The Weekend Out

Met Picks

Your best entertainment bets June 11 through June 14

By Steve Wiecking June 11, 2009

Roger Shimomura wonders if he’s Superman. (courtesy Greg Kucera Gallery)

Catch one of the last few performances of Night Flight, Book-It’s elegant aviation operetta.

Portland’s Rush-N-Disco seems a sure bet to inspire amusement and/or irritation—perhaps we should just call it amused irritation?—with a performance culled from random YouTube oddities for the Northwest New Works Festival. I have a feeling this may sell out so get your tickets now if you’re feeling at all intrigued.

Don’t miss violinst Leila Josefowicz, whose artistry makes the Seattle Symphony a must-see all weekend.

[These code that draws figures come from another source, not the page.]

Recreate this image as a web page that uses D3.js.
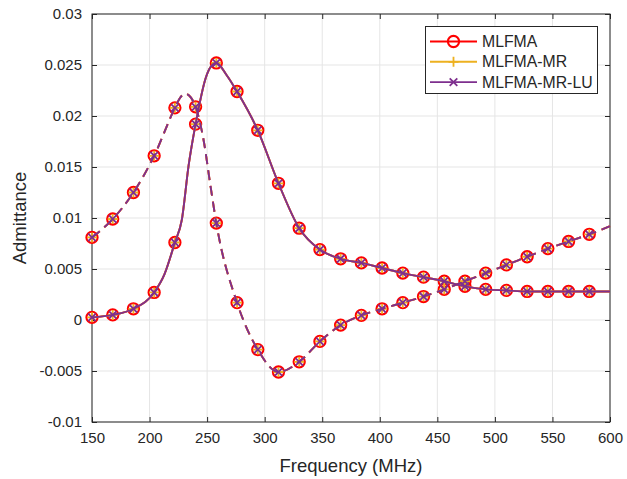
<!DOCTYPE html>
<html><head><meta charset="utf-8">
<script src="https://cdn.jsdelivr.net/npm/d3@7"></script>
<style>body{margin:0;background:#fff}svg{display:block}text{font-family:"Liberation Sans",Arial,Helvetica,sans-serif;fill:#262626}</style>
</head><body><svg id="c" width="627" height="479"></svg>
<script>
// ---- data ----
const markerFreq = [150,168,186,204,222,240,258,276,294,312,330,348,366,384,402,420,438,456,474,492,510,528,546,564,582];
const solidMarkers = [0.00026,0.0005,0.0011,0.0027,0.0076,0.0192,0.0252,0.0224,0.0186,0.0134,0.0090,0.0069,0.0060,0.0056,0.0051,0.0046,0.0042,0.0038,0.0033,0.0030,0.0029,0.0028,0.0028,0.0028,0.0028];
const dashedMarkers = [0.0081,0.0099,0.0125,0.0161,0.0208,0.0209,0.0095,0.0017,-0.0029,-0.0051,-0.0041,-0.0021,-0.0005,0.00045,0.0011,0.0017,0.0023,0.0030,0.0038,0.0046,0.0054,0.0062,0.0070,0.0077,0.0084];
// dense curve points
const solidCurveFreq = [150,168,186,204,213,222,228,234,240,249,253,258,267,276,294,312,330,348,366,384,402,420,438,456,474,492,510,528,546,564,582,600];
const solidCurveVal  = [0.00026,0.0005,0.0011,0.0027,0.0045,0.0076,0.0098,0.0152,0.0192,0.0238,0.0248,0.0252,0.0240,0.0224,0.0186,0.0134,0.0090,0.0069,0.0060,0.0056,0.0051,0.0046,0.0042,0.0038,0.0033,0.0030,0.0029,0.0028,0.0028,0.0028,0.0028,0.0028];
const dashedCurveFreq = [150,168,186,204,222,226,231,236,240,247,253,258,276,294,312,330,348,366,384,402,420,438,456,474,492,510,528,546,564,582,600];
const dashedCurveVal  = [0.0081,0.0099,0.0125,0.0161,0.0208,0.0217,0.0222,0.0218,0.0209,0.0176,0.0131,0.0095,0.0017,-0.0029,-0.0051,-0.0041,-0.0021,-0.0005,0.00045,0.0011,0.0017,0.0023,0.0030,0.0038,0.0046,0.0054,0.0062,0.0070,0.0077,0.0084,0.0092];
const xTicks = [150,200,250,300,350,400,450,500,550,600];
const yTicks = [-0.01,-0.005,0,0.005,0.01,0.015,0.02,0.025,0.03];
const yTickLabels = ["-0.01","-0.005","0","0.005","0.01","0.015","0.02","0.025","0.03"];
const seriesNames = ["MLFMA","MLFMA-MR","MLFMA-MR-LU"];
const seriesColors = ["#FF0000","#EDB120","#7E2F8E"];
const seriesMarkers = ["circle","plus","cross"];

// ---- layout ----
const L=92,R=610,T=14,B=422;
const svg=d3.select("#c");
const x=d3.scaleLinear().domain([150,600]).range([L,R]);
const y=d3.scaleLinear().domain([-0.01,0.03]).range([B,T]);
const axisCol="#262626";

// grid
const g=svg.append("g");
g.selectAll(".gx").data(xTicks).enter().append("line").attr("x1",d=>x(d)).attr("x2",d=>x(d)).attr("y1",T).attr("y2",B).attr("stroke","#e5e5e5").attr("stroke-width",1);
g.selectAll(".gy").data(yTicks).enter().append("line").attr("y1",d=>y(d)).attr("y2",d=>y(d)).attr("x1",L).attr("x2",R).attr("stroke","#e5e5e5").attr("stroke-width",1);

// axes
const fmtY=d=>yTickLabels[yTicks.indexOf(d)];
const xa=svg.append("g").attr("transform",`translate(0,${B})`).call(d3.axisBottom(x).tickValues(xTicks).tickSizeInner(-5).tickSizeOuter(0).tickPadding(10).tickFormat(d3.format("d")));
const ya=svg.append("g").attr("transform",`translate(${L},0)`).call(d3.axisLeft(y).tickValues(yTicks).tickSizeInner(-5).tickSizeOuter(0).tickPadding(10).tickFormat(fmtY));
const xt=svg.append("g").attr("transform",`translate(0,${T})`).call(d3.axisTop(x).tickValues(xTicks).tickSizeInner(-5).tickSizeOuter(0).tickFormat(""));
const yr=svg.append("g").attr("transform",`translate(${R},0)`).call(d3.axisRight(y).tickValues(yTicks).tickSizeInner(-5).tickSizeOuter(0).tickFormat(""));
[xa,ya,xt,yr].forEach(a=>{a.select(".domain").remove();a.selectAll("line").attr("stroke",axisCol);a.selectAll("text").attr("fill",axisCol).style("font-size","15px").style("font-family","'Liberation Sans',Arial,sans-serif");});
svg.append("rect").attr("x",L).attr("y",T).attr("width",R-L).attr("height",B-T).attr("fill","none").attr("stroke",axisCol).attr("stroke-width",1);

// labels
svg.append("text").attr("x",(L+R)/2).attr("y",472).attr("text-anchor","middle").style("font-size","18.5px").text("Frequency (MHz)");
svg.append("text").attr("transform",`translate(26,${(T+B)/2}) rotate(-90)`).attr("text-anchor","middle").style("font-size","18.5px").text("Admittance");

// plot
const plot=svg.append("g");
const line=d3.line().x(d=>x(d[0])).y(d=>y(d[1])).curve(d3.curveMonotoneX);
const solidPts=solidCurveFreq.map((f,i)=>[f,solidCurveVal[i]]);
const dashedPts=dashedCurveFreq.map((f,i)=>[f,dashedCurveVal[i]]);
const mS=markerFreq.map((f,i)=>[f,solidMarkers[i]]);
const mD=markerFreq.map((f,i)=>[f,dashedMarkers[i]]);

function drawMarker(sel,type,color,cx,cy){
  if(type==="circle"){sel.append("circle").attr("cx",cx).attr("cy",cy).attr("r",5.6).attr("fill","none").attr("stroke",color).attr("stroke-width",2.1);}
  else if(type==="plus"){const s=5;sel.append("path").attr("d",`M${cx-s},${cy}H${cx+s}M${cx},${cy-s}V${cy+s}`).attr("stroke",color).attr("stroke-width",1.8).attr("fill","none");}
  else {const s=3.8;sel.append("path").attr("d",`M${cx-s},${cy-s}L${cx+s},${cy+s}M${cx-s},${cy+s}L${cx+s},${cy-s}`).attr("stroke",color).attr("stroke-width",1.8).attr("fill","none");}
}
seriesNames.forEach((n,si)=>{
  const c=seriesColors[si];
  const gs=plot.append("g");
  gs.append("path").attr("d",line(solidPts)).attr("fill","none").attr("stroke",c).attr("stroke-width",1.9);
  gs.append("path").attr("d",line(dashedPts)).attr("fill","none").attr("stroke",c).attr("stroke-width",1.9).attr("stroke-dasharray","10,6");
  mS.concat(mD).forEach(p=>drawMarker(gs,seriesMarkers[si],c,x(p[0]),y(p[1])));
});

// legend
const lg=svg.append("g");
lg.append("rect").attr("x",425.5).attr("y",26.5).attr("width",172).attr("height",67).attr("fill","#fff").attr("stroke",axisCol).attr("stroke-width",1);
seriesNames.forEach((n,i)=>{
  const cy=41.5+i*20.3;
  lg.append("line").attr("x1",430).attr("x2",477).attr("y1",cy).attr("y2",cy).attr("stroke",seriesColors[i]).attr("stroke-width",1.9);
  drawMarker(lg,seriesMarkers[i],seriesColors[i],453.5,cy);
  lg.append("text").attr("x",482).attr("y",cy+5.5).style("font-size","15.8px").text(n);
});
</script></body></html>
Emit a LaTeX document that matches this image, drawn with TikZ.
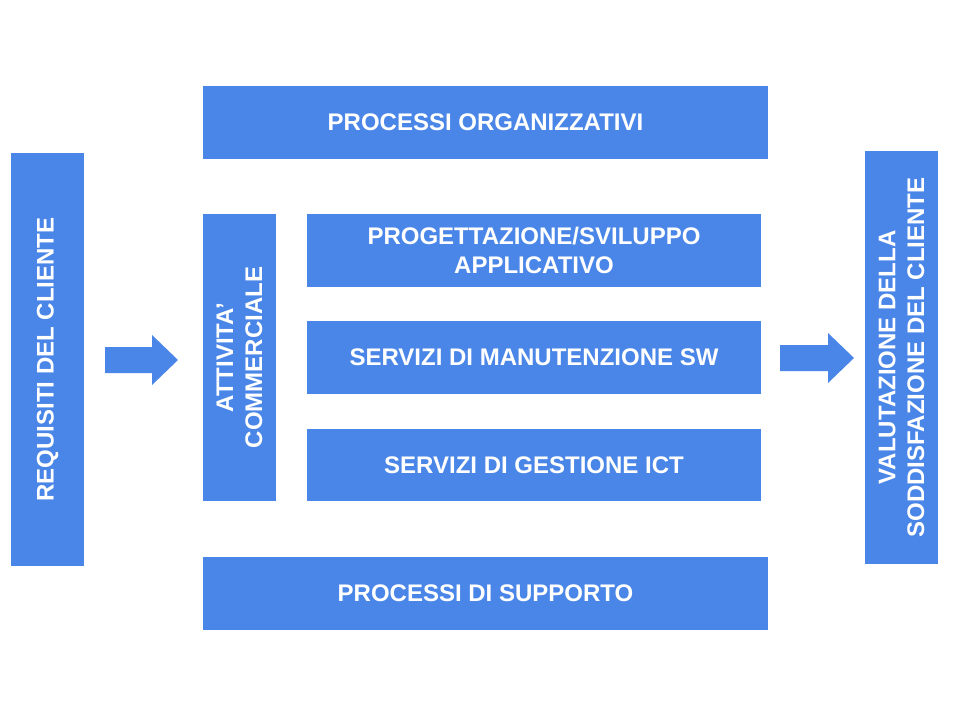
\documentclass[tikz,border=0pt]{standalone}
\usepackage{fontspec}
\setmainfont{Liberation Sans}
\definecolor{boxblue}{HTML}{4A86E8}
\begin{document}
\begin{tikzpicture}[x=0.75pt,y=-0.75pt,
  box/.style={fill=boxblue,draw=none,inner sep=0pt,text=white,align=center,
    font=\fontsize{18}{21.6}\selectfont\bfseries},
  vbox/.style={box,rotate=90},
  blockarrow/.style={fill=boxblue,draw=none}]
\useasboundingbox (0,0) rectangle (960,720);
\fill[white] (0,0) rectangle (960,720);
\node[vbox,minimum width=309.75pt,minimum height=54.75pt] (req) at (47.5,359.5) {REQUISITI DEL CLIENTE};
\node[box,minimum width=423.75pt,minimum height=54.75pt] (org) at (485.5,122.5) {PROCESSI ORGANIZZATIVI};
\node[vbox,minimum width=215.25pt,minimum height=54.75pt] (att) at (239.5,357.5) {ATTIVITA’\\COMMERCIALE};
\node[box,minimum width=340.5pt,minimum height=54.75pt] (prog) at (534,250.5) {PROGETTAZIONE/SVILUPPO\\APPLICATIVO};
\node[box,minimum width=340.5pt,minimum height=54.75pt] (man) at (534,357.5) {SERVIZI DI MANUTENZIONE SW};
\node[box,minimum width=340.5pt,minimum height=54pt] (gest) at (534,465) {SERVIZI DI GESTIONE ICT};
\node[box,minimum width=423.75pt,minimum height=54.75pt] (sup) at (485.5,593.5) {PROCESSI DI SUPPORTO};
\node[vbox,minimum width=309.75pt,minimum height=54.75pt] (val) at (901.5,357.5) {VALUTAZIONE DELLA\\SODDISFAZIONE DEL CLIENTE};
% block arrows
\fill[blockarrow] (105,347) -- (152,347) -- (152,335) -- (178,360) -- (152,385) -- (152,373) -- (105,373) -- cycle;
\fill[blockarrow] (780,345) -- (828,345) -- (828,333) -- (854,358) -- (828,383) -- (828,371) -- (780,371) -- cycle;
\end{tikzpicture}
\end{document}
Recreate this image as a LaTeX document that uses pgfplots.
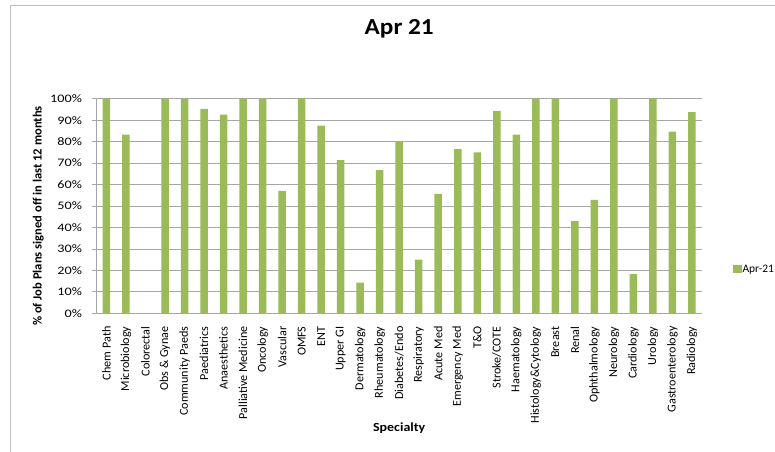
\documentclass[border=0pt]{standalone}
\usepackage{pgfplots}
\pgfplotsset{compat=1.18}
\usepackage{pgfplotstable}
\usepackage{fontspec}
\setmainfont{Carlito}

\definecolor{bargreen}{HTML}{9BBB59}
\definecolor{gridgray}{HTML}{A6A6A6}
\definecolor{framegray}{HTML}{BFBFBF}

% Share of job plans signed off, one row per specialty
\pgfplotstableread{
idx pct
0  100
1  83.3
2  0
3  100
4  100
5  95.2
6  92.6
7  100
8  100
9  57.1
10 100
11 87.5
12 71.4
13 14.3
14 66.7
15 80
16 25
17 55.6
18 76.5
19 75
20 94.3
21 83.3
22 100
23 100
24 42.9
25 52.9
26 100
27 18.2
28 100
29 84.6
30 93.8
}\aprdata

\begin{document}
\begin{tikzpicture}
\useasboundingbox (0,0) rectangle (775bp,452bp);
% chart frame (top and left edges)
\draw[framegray, line width=1bp] (10.5bp,0) -- (10.5bp,446bp) -- (775bp,446bp);
\begin{axis}[
  at={(96.7bp,138.7bp)}, anchor=south west,
  scale only axis,
  width=605bp, height=214.6bp,
  xmin=-0.5, xmax=30.5,
  ymin=0, ymax=100,
  axis x line*=bottom, axis y line*=left,
  axis line style={gridgray, line width=0.8bp},
  tick align=outside,
  xtick=data,
  major x tick style={draw=none},
  xticklabels={Chem Path, Microbiology, Colorectal, Obs \& Gynae, Community Paeds, Paediatrics, Anaesthetics, Palliative Medicine, Oncology, Vascular, OMFS, ENT, Upper GI, Dermatology, Rheumatology, Diabetes/Endo, Respiratory, Acute Med, Emergency Med, T\&O, Stroke/COTE, Haematology, Histology\&Cytology, Breast, Renal, Ophthalmology, Neurology, Cardiology, Urology, Gastroenterology, Radiology},
  xticklabel style={rotate=90, anchor=east, inner sep=0pt, inner xsep=8bp, font=\fontsize{12.2}{14}\selectfont},
  extra x ticks={-0.5,0.5,...,30.5},
  extra x tick labels={},
  extra x tick style={major tick length=5bp, tick style={gridgray, line width=0.8bp}},
  ytick={0,10,...,100},
  yticklabel={\pgfmathprintnumber{\tick}\%},
  yticklabel style={anchor=east, inner sep=0pt, xshift=-9.5bp, font=\fontsize{11.5}{13}\selectfont, xscale=1.24},
  major y tick style={gridgray, line width=0.8bp},
  major tick length=5bp,
  ymajorgrids,
  grid style={gridgray, line width=0.8bp},
  /pgf/number format/assume math mode=true,
  ylabel={\% of Job Plans signed off in last 12 months},
  ylabel style={at={(axis description cs:-0.0965,0.453)}, anchor=center, rotate=0, font=\bfseries\fontsize{12.6}{14}\selectfont},
  xlabel={Specialty},
  xlabel style={at={(axis description cs:0.5,-0.535)}, anchor=center, font=\bfseries\fontsize{12.5}{14}\selectfont, xscale=1.12},
  title={Apr 21},
  title style={at={(axis description cs:0.5,1.297)}, anchor=center, font=\bfseries\fontsize{23}{26}\selectfont, xscale=1.1},
  legend style={at={(axis description cs:1.052,0.206)}, anchor=west, draw=none, fill=none, inner sep=0pt, font=\fontsize{11.5}{13}\selectfont, nodes={inner sep=0.8bp}},
  ybar, bar width=7.5bp,
]
\addplot[fill=bargreen, draw=none, bar shift=0pt,
  legend image code/.code={\fill[bargreen] (0bp,-4.2bp) rectangle (8.4bp,4.2bp);}]
  table[x=idx, y=pct] {\aprdata};
\addlegendentry{Apr-21}
\end{axis}
\end{tikzpicture}
\end{document}
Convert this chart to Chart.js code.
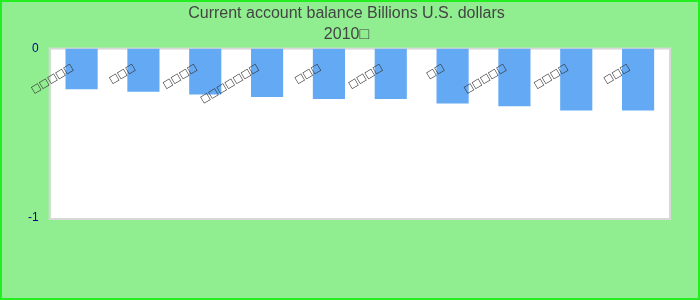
<!DOCTYPE html>
<html>
<head>
<meta charset="utf-8">
<script src="https://cdn.jsdelivr.net/npm/chart.js@4"></script>
<style>
  html, body { margin: 0; padding: 0; background: #90EE90; }
  #wrap { width: 700px; height: 300px; position: relative; }
</style>
</head>
<body>
<div id="wrap"><canvas id="c" width="700" height="300"></canvas></div>
<script>
const titleLines = ["Current account balance Billions U.S. dollars", "2010□"];
const categories = ["□□□□□", "□□□", "□□□□", "□□□□□□□", "□□□", "□□□□", "□□", "□□□□□", "□□□□", "□□□"];
const values = [-0.24, -0.254, -0.271, -0.285, -0.297, -0.297, -0.324, -0.341, -0.365, -0.365];
const yTicks = [0, -1];

const bgPlugin = {
  id: 'bg',
  beforeDraw(chart) {
    const ctx = chart.ctx, a = chart.chartArea;
    ctx.save();
    ctx.fillStyle = '#90EE90';
    ctx.fillRect(0, 0, chart.width, chart.height);
    ctx.strokeStyle = '#22ee22';
    ctx.lineWidth = 2;
    ctx.strokeRect(1, 1, chart.width - 2, chart.height - 2);
    ctx.fillStyle = '#ffffff';
    ctx.fillRect(a.left, a.top, a.right - a.left, a.bottom - a.top);
    ctx.strokeStyle = '#d8d8d8';
    ctx.lineWidth = 2;
    ctx.strokeRect(a.left - 1, a.top, a.right - a.left + 2, a.bottom - a.top + 1);
    ctx.restore();
  }
};

new Chart(document.getElementById('c'), {
  type: 'bar',
  data: {
    labels: categories,
    datasets: [{
      data: values,
      backgroundColor: '#63a9f4',
      borderWidth: 0,
      barPercentage: 0.52,
      categoryPercentage: 1.0
    }]
  },
  options: {
    responsive: false,
    animation: false,
    layout: { padding: { left: 24, right: 31, top: 0, bottom: 82 } },
    plugins: {
      legend: { display: false },
      tooltip: { enabled: false },
      title: {
        display: true,
        text: titleLines,
        color: '#444444',
        font: { family: 'Liberation Sans, Arial, sans-serif', size: 16, weight: 'normal', lineHeight: 1.3 },
        padding: { top: 3, bottom: 4 }
      }
    },
    scales: {
      x: {
        position: { y: 0 },
        grid: { display: false },
        border: { display: false },
        ticks: {
          z: 1,
          autoSkip: false,
          minRotation: 31,
          maxRotation: 31,
          labelOffset: -9,
          padding: 5,
          color: '#333333',
          font: { family: 'DejaVu Sans, sans-serif', size: 10 }
        }
      },
      y: {
        min: -1,
        max: 0,
        grid: { display: false },
        border: { display: false },
        afterBuildTicks(scale) { scale.ticks = yTicks.map(v => ({ value: v })); },
        ticks: {
          color: '#00008b',
          padding: 4,
          font: { family: 'Liberation Sans, Arial, sans-serif', size: 12 }
        }
      }
    }
  },
  plugins: [bgPlugin]
});
</script>
</body>
</html>
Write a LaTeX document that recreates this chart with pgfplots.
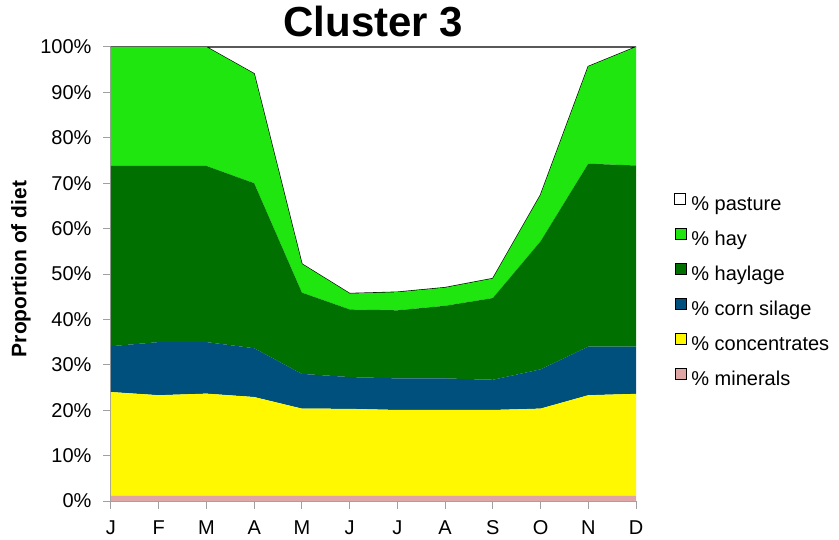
\documentclass[border=0pt]{standalone}
\usepackage{fontspec}
\setmainfont{Liberation Sans}
\usepackage{pgfplots}
\pgfplotsset{compat=1.18}
\definecolor{cmin}{RGB}{224,166,166}
\definecolor{cconc}{RGB}{255,248,0}
\definecolor{ccorn}{RGB}{0,80,125}
\definecolor{chaylage}{RGB}{0,112,0}
\definecolor{chay}{RGB}{30,230,14}
\definecolor{caxis}{RGB}{160,160,160}
\pgfplotstableread{
m minerals conc corn haylage hay pasture
0  1.2 22.8  10.1  39.7  26.2  0
1  1.2 22.1  11.7  38.8  26.2  0
2  1.2 22.45 11.35 38.8  26.2  0
3  1.2 21.7  10.75 36.35 24.1  5.9
4  1.2 19.15 7.65  17.9  6.3   47.8
5  1.2 19.1  7.0   14.9  3.5   54.3
6  1.2 18.85 6.95  15.0  4.0   54.0
7  1.2 18.85 6.95  16.0  4.0   53.0
8  1.2 18.85 6.65  18.0  4.3   51.0
9  1.2 19.15 8.65  28.2  10.2  32.6
10 1.2 22.1  10.7  40.3  21.4  4.3
11 1.2 22.4  10.4  39.9  26.1  0
}\diet
\begin{document}
\begin{tikzpicture}[x=1pt,y=1pt]
\useasboundingbox (-111,-38) rectangle (728,501);
\begin{axis}[
  at={(0,0)}, anchor=south west,
  scale only axis, width=525pt, height=454pt,
  xmin=0, xmax=11, ymin=0, ymax=100,
  stack plots=y,
  axis x line*=bottom, axis y line*=left,
  axis line style={draw=caxis, line width=1pt},
  tick style={draw=caxis, line width=1pt},
  tick align=outside, major tick length=8pt,
  xtick={0,...,11}, xticklabels={J,F,M,A,M,J,J,A,S,O,N,D},
  ytick={0,10,...,100},
  yticklabels={0\%,10\%,20\%,30\%,40\%,50\%,60\%,70\%,80\%,90\%,100\%},
  ticklabel style={font=\fontsize{20}{24}\selectfont},
  xticklabel style={yshift=-8pt},
  yticklabel style={xshift=-8pt},
  ylabel={Proportion of diet},
  ylabel style={font=\bfseries\fontsize{21}{25}\selectfont, at={(axis description cs:-0.1714,0.511)}, anchor=center},
  title={Cluster 3},
  title style={font=\bfseries\fontsize{42}{48}\selectfont, at={(axis description cs:0.5,1)}, anchor=base, yshift=4pt},
  reverse legend,
  legend cell align=left,
  legend style={at={(axis description cs:1,0.4626)}, anchor=west, xshift=38pt, draw=none, fill=none,
    inner sep=0pt, font=\fontsize{20}{24}\selectfont, row sep=14pt,
    /tikz/every odd column/.append style={column sep=3pt}},
  legend image code/.code={\draw[#1] (0pt,0pt) rectangle (11pt,11pt);},
]
\addplot[fill=cmin, draw=none] table[x=m, y=minerals]{\diet} \closedcycle;
\addlegendentry{\% minerals}
\addplot[fill=cconc, draw=none] table[x=m, y=conc]{\diet} \closedcycle;
\addlegendentry{\% concentrates}
\addplot[fill=ccorn, draw=none] table[x=m, y=corn]{\diet} \closedcycle;
\addlegendentry{\% corn silage}
\addplot[fill=chaylage, draw=none] table[x=m, y=haylage]{\diet} \closedcycle;
\addlegendentry{\% haylage}
\addplot[fill=chay, draw=none] table[x=m, y=hay]{\diet} \closedcycle;
\addlegendentry{\% hay}
\addplot[fill=white, draw=black, line width=1.2pt] table[x=m, y=pasture]{\diet} \closedcycle;
\addlegendentry{\% pasture}
\end{axis}
\end{tikzpicture}
\end{document}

I’ve long been a fan of the lyrical physical notions of local choreographer Molly Scott. Her Scott/Powell Performance troupe should be another highlight of the Northwest New Works Festival on Saturday and Sunday.

It’s supposed to be a hot weekend and sometimes it feels goooood to sweat it out with a band. Prepare to perspire when front man Steve Lambke rasps out “Nighttime/Anytime (It’s Alright)” with Canadian quintet The Constantines at Neumos on Saturday. Yes, Canucks can rock.

The Seattle International Film Festival winds down this weekend. Try Every Little Step, a documentary about the 2006 revival of A Chorus Line and the creation of the landmark original musical, then feel butch again by watching Henry Fonda (yeah, Henry Fonda) play one of the meanest muthers to ever threaten Charles Bronson in a restored version of Sergio Leone’s epic, awesome Once Upon A Time in the West.

An animated rabbit was one of America’s finest comedians. Pay him his due respect at the Grand Illusion’s The Classic Cartoon Cons of Bugs Bunny.

The Greg Kucera Gallery considers identity in I.D.: Individual Demographics which features a wide range of fantastic artists, including Roger Shimomura, whose vibrant pop contemplations of what it means to be Japanese and American contain a subtle melancholy, and Tom of Finland, whose delicious gay erotica graphite drawings contain an appetizingly unsubtle appreciation of…well, chances are good that if I have to tell you what Tom of Finland appreciates you’re probably not the target audience.

ACT Theatre’s artistic director Kurt Beattie and always interesting young actors Jonah Von Spreeken and Emily Cedergreen are among those reading aloud at Town Hall’s Short Stories Live: A Tribute to John Updike.